Google’s algorithm focuses on TF-IDF more than it does on keyword density. It allows the search engine to rank content, and by extension, web pages when displaying results to their users.
How to Calculate TF-IDF (Without Breaking a Sweat)
As promised, we’ll teach you an easy way to calculate TD-IDF without doing any math. But first, you need to sign up for Ryte. Don’t worry, the online tool has a freemium version. Once you finish registration and confirm your email address, you can proceed with the next steps.
- Step 1. Log in to your free Ryte account and click on ‘Content Success’. You should find it on the left side of your screen.
- Step 2. Under Content Success, click ‘Go to Analyze’ and input your keyword, the country, and the language you are targeting.
- Step 3. Click on ‘Start Content Analysis’ and wait for a few seconds until the page displays keyword recommendations and competition.
- Step 4. Next, click on the ‘Competition’ tab. You should see a list of your keyword recommendations alongside competition.

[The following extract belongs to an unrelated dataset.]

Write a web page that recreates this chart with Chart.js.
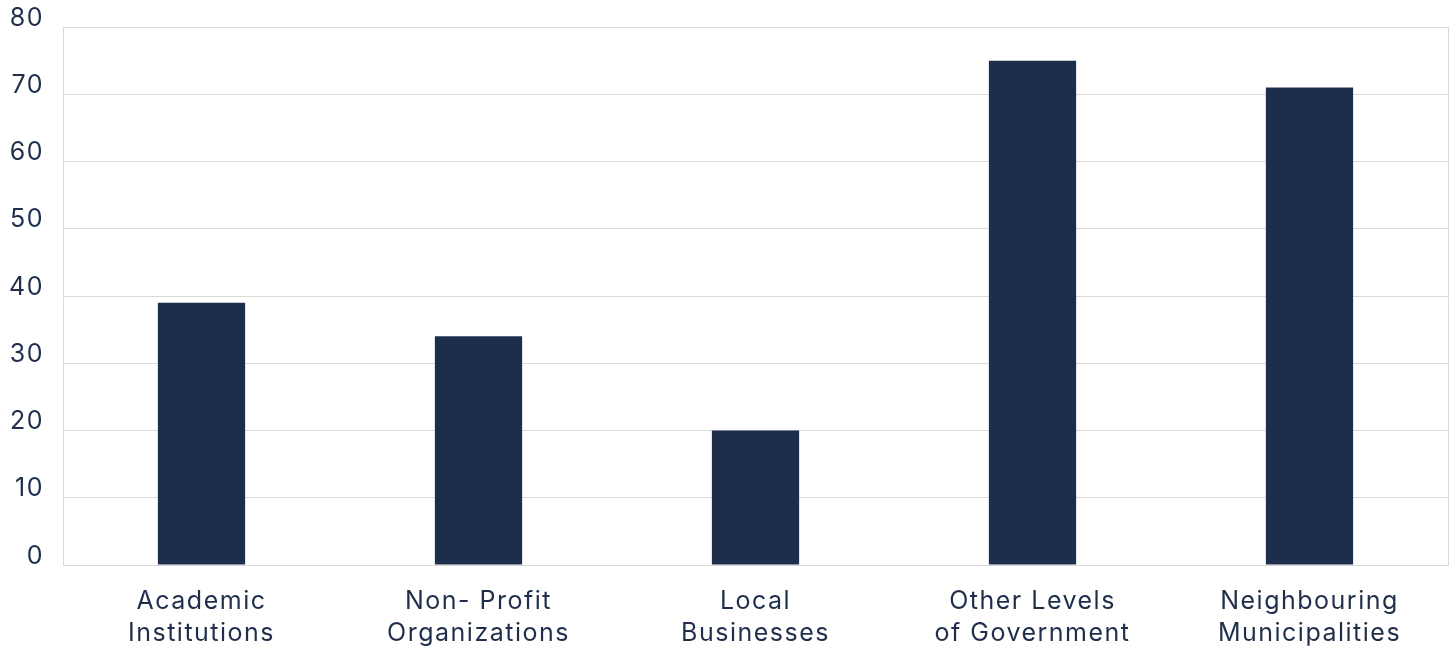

- Step 5. To view the TD-IDF, refer to the circles under each competition. Their size and color indicate thea following:
- Small-sized, pale blue – Low TF-IDF (Low Relevance)
- Medium-sized, aqua blue – Medium TF-IDF (Medium Relevance)
- Large-sized, dark blue – High TF-IDF (High Relevance)
The higher the relevance, the tougher it is to beat your competition.
When you hover over the circles, you’ll see the relevancy score of a keyword (that is, its TD-IDF) and number of times it is mentioned in a page.